IMGS Group

Company Updates Africa flour supply chain

The Cost of Waiting: How Delays Impact Flour Supply Chain

Where Every Hour Matters

Before a single bag of flour is milled, the journey begins at the quayside, where every hour counts.

A short delay at berth can ripple hundreds of kilometers inland, raising costs and slowing production.

Across Africa and the Middle East, those ripples grow into waves. In landlocked countries, inland transport can cost up to three times more than along coastal routes, and each extra day in transit can increase trucking costs by about 6%. When trucks wait, mills wait. And when mills slow, so does the region’s flour supply chain—from storage yards to supermarket shelves.
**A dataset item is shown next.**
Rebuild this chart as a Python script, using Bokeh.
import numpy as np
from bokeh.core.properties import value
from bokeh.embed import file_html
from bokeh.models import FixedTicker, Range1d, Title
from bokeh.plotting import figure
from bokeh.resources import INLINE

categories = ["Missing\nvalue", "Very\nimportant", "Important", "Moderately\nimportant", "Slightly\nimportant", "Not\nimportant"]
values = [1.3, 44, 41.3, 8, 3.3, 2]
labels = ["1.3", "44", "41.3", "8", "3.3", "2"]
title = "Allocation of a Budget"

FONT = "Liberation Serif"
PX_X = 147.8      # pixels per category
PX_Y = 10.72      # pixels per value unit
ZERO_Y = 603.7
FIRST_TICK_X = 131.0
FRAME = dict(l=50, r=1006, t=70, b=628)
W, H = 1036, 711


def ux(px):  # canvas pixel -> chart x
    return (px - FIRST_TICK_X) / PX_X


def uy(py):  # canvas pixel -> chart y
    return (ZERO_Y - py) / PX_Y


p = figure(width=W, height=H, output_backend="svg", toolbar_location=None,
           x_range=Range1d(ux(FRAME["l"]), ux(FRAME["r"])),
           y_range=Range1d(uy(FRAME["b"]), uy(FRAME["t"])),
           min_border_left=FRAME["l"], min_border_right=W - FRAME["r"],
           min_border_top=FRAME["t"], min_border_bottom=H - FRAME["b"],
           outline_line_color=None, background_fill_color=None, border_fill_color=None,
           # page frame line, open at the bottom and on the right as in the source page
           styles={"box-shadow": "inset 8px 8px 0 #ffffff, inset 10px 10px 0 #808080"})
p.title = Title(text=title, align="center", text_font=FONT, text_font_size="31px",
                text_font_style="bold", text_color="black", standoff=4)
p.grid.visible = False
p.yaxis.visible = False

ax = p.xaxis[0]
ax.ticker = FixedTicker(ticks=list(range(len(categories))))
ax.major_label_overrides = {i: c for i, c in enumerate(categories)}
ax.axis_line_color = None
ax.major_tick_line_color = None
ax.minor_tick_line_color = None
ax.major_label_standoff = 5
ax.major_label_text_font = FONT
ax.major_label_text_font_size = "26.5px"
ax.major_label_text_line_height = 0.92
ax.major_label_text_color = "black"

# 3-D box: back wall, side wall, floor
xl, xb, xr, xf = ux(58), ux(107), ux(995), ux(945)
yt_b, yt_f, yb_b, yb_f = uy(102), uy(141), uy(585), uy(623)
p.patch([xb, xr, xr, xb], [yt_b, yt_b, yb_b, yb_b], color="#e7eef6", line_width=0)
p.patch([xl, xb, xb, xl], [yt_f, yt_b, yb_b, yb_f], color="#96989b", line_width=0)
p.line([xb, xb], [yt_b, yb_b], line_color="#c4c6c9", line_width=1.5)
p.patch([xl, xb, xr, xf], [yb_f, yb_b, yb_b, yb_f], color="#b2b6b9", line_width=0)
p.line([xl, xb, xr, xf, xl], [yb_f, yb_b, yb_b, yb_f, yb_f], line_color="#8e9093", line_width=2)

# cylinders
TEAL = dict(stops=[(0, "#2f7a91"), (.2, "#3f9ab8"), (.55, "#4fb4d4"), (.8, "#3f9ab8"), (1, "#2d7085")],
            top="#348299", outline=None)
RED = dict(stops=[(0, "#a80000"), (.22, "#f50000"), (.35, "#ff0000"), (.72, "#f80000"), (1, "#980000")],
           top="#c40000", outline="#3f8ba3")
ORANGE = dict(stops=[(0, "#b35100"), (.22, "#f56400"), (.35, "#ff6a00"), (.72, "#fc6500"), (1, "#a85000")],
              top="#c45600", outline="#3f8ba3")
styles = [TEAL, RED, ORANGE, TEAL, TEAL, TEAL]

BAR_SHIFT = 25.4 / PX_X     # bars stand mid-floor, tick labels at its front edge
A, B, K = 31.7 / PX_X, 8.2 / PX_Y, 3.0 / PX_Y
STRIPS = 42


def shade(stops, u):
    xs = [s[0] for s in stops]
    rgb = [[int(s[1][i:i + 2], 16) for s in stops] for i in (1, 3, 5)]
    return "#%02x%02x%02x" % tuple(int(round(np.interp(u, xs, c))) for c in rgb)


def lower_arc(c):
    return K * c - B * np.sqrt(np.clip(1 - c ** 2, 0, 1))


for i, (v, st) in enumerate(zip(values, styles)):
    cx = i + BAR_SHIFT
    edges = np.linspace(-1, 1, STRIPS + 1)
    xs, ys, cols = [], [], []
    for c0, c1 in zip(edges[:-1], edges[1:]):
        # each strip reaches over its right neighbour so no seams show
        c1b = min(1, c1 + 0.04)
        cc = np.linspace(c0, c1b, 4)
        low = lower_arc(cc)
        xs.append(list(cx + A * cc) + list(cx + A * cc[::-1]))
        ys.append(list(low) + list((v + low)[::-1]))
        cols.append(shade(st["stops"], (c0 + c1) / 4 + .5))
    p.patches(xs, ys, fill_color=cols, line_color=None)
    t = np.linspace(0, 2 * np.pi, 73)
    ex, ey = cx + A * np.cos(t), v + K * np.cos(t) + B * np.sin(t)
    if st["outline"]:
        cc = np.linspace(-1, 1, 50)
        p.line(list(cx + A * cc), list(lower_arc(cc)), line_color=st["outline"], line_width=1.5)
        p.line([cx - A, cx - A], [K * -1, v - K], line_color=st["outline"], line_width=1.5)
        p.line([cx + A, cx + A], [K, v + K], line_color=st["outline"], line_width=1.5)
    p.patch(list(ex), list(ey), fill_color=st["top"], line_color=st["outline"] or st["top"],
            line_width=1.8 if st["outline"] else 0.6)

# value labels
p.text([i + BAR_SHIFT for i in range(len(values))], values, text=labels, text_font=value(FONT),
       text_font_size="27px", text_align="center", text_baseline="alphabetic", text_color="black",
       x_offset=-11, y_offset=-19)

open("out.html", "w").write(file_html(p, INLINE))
Efficient port operations are not only about speed; they are the first safeguard of regional food security and supply stability.

The Bumps on the Road

When 47,000 metric tons of Hard Red Winter Wheat arrived from the United States, time became the invisible currency. Every crane swing, truck dispatch, and weather update mattered.

A delay didn’t just cost hours—it meant real financial pressure on the mills waiting inland.

But the port had its own challenges: congestion, late crane deployment, truck shortages, and shifting weather. Each could turn a six-day plan into weeks of uncertainty and add zeros to logistics budgets.

This is where experience meets instinct. IMGS Group’s on-ground teams worked hour by hour, aligning discharge with truck rotations, reallocating equipment mid-shift, and keeping every stakeholder informed. The result was a six-day turnaround, achieved despite the obstacles—keeping the chain unbroken and the grain moving.

For most, it was another operation completed. For the mills relying on that wheat, it was the difference between a slowdown and a steady grind.

Turning Hours into Opportunity

When a vessel departs on schedule, the impact travels far beyond the port. Trucks keep moving. Mills keep grinding. Markets keep supplied.

That is the rhythm IMGS Group helps sustain—not only through operations, but through foresight. Every decision made at the quayside, from discharge timing to truck coordination, strengthens the next stage of the flour supply chain. It is about more than completing a job; it is about ensuring that each movement at berth supports production, stability, and trade across borders.

In this business, time is more than a measure—it is momentum. And momentum is what keeps the industry turning, economies stable, and regional markets supplied.

Every grain matters. Every decision matters. And when they move together, a region moves forward.